:: Your task ::
Starting at the first line of the listing below, repeat each line up to and including the one containing "import * as". Leave out pictures.

### Extracted records

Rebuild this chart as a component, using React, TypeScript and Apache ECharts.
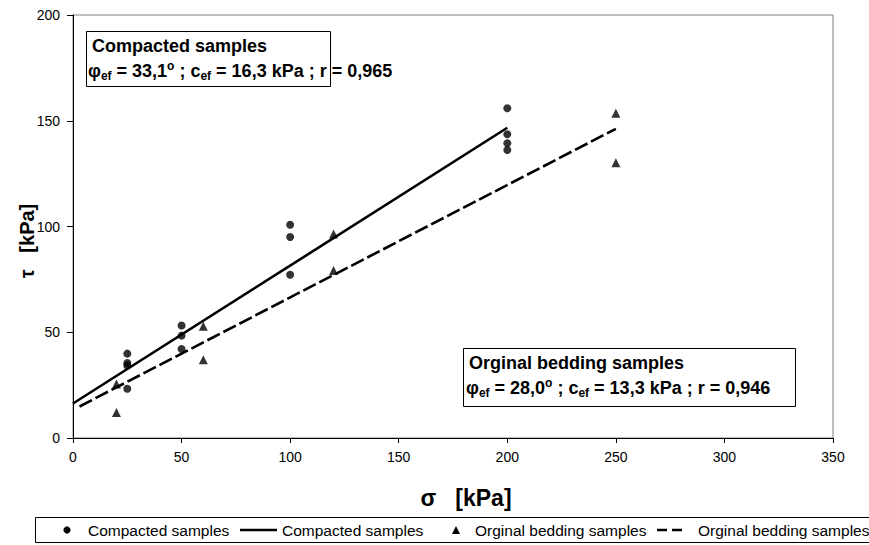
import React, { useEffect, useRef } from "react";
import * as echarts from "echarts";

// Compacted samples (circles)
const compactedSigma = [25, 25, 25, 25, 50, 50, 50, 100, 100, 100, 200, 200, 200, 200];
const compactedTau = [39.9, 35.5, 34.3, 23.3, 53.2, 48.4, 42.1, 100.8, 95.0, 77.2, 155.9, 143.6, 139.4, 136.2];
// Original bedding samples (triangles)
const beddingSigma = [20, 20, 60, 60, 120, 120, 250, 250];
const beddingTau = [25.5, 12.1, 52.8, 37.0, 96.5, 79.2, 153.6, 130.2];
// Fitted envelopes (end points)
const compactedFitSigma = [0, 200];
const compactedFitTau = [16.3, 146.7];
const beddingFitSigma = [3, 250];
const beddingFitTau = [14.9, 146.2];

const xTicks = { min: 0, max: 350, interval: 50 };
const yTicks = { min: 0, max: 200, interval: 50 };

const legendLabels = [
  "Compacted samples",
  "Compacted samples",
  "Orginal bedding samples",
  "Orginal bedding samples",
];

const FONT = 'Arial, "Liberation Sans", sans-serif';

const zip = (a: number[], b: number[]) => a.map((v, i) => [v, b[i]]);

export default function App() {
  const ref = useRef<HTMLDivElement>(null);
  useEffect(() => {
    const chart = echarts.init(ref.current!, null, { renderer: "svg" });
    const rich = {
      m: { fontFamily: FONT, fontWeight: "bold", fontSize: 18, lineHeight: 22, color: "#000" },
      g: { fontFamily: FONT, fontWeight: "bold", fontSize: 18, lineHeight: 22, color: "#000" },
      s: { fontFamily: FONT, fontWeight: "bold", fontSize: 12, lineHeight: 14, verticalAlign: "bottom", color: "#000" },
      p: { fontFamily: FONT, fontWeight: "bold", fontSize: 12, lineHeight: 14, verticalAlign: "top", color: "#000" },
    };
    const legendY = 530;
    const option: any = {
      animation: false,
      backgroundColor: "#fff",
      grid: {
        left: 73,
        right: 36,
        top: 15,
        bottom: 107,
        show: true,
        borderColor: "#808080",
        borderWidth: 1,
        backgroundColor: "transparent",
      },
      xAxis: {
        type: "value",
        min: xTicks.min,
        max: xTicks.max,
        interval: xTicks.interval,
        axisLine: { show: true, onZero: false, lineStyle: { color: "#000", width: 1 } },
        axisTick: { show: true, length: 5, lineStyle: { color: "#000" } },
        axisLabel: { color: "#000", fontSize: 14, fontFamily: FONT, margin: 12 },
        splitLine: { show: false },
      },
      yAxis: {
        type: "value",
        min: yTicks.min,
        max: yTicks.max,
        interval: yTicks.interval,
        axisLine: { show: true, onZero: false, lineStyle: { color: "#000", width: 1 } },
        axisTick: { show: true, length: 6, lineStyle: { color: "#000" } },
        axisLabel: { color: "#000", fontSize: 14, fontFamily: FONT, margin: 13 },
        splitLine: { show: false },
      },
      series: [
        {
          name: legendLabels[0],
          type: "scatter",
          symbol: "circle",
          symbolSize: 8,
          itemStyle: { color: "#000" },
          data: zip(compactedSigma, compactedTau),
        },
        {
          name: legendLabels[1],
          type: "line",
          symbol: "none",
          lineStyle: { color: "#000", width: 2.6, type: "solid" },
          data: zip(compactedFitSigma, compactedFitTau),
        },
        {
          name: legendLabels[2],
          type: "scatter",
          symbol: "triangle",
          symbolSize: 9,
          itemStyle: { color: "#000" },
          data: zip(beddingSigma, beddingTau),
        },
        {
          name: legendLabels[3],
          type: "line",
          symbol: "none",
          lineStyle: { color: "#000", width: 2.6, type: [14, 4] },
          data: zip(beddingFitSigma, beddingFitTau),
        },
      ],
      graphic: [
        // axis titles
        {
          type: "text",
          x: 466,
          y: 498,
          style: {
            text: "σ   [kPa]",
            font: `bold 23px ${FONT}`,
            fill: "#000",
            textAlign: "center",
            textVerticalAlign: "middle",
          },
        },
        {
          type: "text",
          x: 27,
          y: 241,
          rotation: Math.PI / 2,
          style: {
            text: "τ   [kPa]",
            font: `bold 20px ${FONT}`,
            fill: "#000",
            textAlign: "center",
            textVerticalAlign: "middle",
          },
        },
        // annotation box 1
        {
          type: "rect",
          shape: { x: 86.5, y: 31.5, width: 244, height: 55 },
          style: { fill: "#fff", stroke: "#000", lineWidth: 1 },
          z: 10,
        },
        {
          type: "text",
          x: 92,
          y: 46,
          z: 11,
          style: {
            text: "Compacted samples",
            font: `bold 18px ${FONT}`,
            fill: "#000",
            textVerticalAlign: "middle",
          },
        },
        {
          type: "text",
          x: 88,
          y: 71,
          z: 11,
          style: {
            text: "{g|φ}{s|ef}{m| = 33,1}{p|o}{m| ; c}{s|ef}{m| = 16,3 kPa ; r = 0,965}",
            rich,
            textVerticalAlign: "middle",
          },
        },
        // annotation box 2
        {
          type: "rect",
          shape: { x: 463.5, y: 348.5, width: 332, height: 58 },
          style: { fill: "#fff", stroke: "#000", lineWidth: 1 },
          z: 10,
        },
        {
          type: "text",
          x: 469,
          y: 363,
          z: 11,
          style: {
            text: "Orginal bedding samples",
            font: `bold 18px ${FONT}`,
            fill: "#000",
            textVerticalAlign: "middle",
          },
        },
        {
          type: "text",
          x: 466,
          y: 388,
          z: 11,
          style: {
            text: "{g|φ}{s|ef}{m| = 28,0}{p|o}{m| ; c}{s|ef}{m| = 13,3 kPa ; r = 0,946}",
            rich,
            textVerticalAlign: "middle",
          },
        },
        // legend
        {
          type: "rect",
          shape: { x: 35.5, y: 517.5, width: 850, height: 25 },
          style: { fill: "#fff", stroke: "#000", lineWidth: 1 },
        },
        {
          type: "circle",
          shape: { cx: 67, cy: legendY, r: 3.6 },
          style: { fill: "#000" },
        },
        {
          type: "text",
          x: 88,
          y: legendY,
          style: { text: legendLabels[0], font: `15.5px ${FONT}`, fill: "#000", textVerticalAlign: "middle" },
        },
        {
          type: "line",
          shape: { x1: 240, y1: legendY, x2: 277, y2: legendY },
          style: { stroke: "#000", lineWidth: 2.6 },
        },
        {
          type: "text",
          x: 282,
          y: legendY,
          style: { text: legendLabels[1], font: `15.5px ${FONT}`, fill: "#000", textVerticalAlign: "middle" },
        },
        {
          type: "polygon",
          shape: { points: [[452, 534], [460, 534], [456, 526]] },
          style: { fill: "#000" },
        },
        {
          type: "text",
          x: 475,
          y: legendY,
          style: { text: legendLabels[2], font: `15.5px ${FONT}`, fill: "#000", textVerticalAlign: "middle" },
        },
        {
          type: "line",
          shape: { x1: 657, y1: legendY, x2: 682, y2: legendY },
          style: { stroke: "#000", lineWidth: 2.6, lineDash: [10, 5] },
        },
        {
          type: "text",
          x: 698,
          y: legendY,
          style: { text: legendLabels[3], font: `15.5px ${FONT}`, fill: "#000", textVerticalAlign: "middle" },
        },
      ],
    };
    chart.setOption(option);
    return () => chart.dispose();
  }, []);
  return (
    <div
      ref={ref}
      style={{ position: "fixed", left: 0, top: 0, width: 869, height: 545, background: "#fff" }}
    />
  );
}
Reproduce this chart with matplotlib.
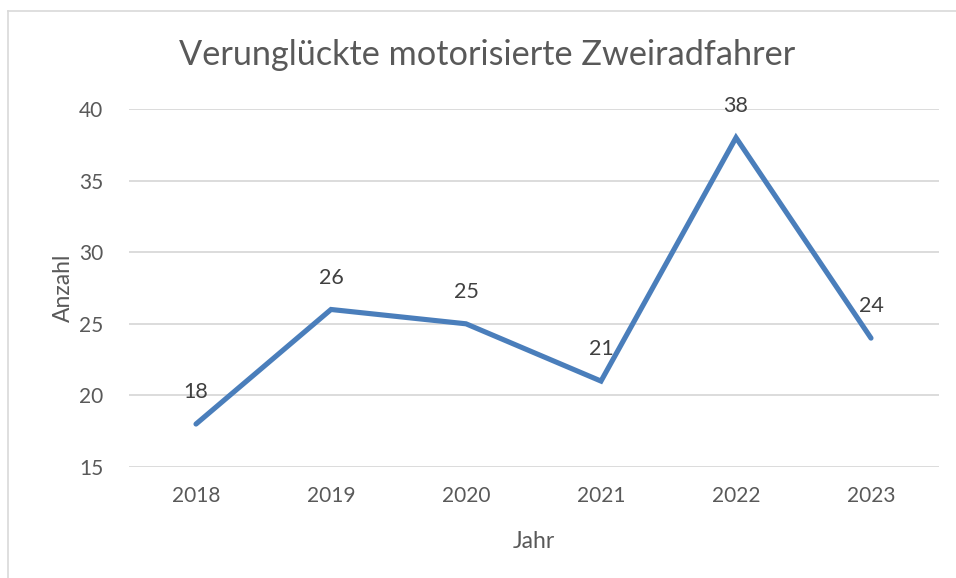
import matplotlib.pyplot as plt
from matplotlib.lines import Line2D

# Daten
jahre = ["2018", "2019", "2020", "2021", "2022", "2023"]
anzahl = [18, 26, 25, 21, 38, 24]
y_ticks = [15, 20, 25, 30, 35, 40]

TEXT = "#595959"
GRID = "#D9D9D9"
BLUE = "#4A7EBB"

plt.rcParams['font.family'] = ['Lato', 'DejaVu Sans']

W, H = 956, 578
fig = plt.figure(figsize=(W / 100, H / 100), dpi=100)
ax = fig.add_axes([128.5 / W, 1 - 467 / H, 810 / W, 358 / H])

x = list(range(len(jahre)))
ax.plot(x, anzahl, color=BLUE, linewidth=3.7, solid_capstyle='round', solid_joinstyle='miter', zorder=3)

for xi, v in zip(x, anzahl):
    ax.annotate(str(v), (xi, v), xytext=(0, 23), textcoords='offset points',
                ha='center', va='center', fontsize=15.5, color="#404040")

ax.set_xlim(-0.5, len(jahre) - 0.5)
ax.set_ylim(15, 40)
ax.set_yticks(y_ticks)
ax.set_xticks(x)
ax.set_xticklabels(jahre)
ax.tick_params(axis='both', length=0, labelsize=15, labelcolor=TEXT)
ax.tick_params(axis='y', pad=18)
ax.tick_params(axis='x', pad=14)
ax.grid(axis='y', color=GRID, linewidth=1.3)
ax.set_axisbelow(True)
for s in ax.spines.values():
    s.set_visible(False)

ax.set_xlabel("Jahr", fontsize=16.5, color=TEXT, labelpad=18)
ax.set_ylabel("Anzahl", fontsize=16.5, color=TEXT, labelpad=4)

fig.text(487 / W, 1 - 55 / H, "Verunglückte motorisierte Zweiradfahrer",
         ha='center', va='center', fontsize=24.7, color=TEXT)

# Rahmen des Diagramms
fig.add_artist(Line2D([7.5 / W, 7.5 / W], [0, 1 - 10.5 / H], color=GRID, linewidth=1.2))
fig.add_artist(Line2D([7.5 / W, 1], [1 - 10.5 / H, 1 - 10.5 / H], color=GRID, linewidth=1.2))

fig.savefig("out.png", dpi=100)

######

:: Finished answer ::
Rebuild this chart as a component, using React, TypeScript and Apache ECharts.
import React, { useEffect, useRef } from "react";
import * as echarts from "echarts";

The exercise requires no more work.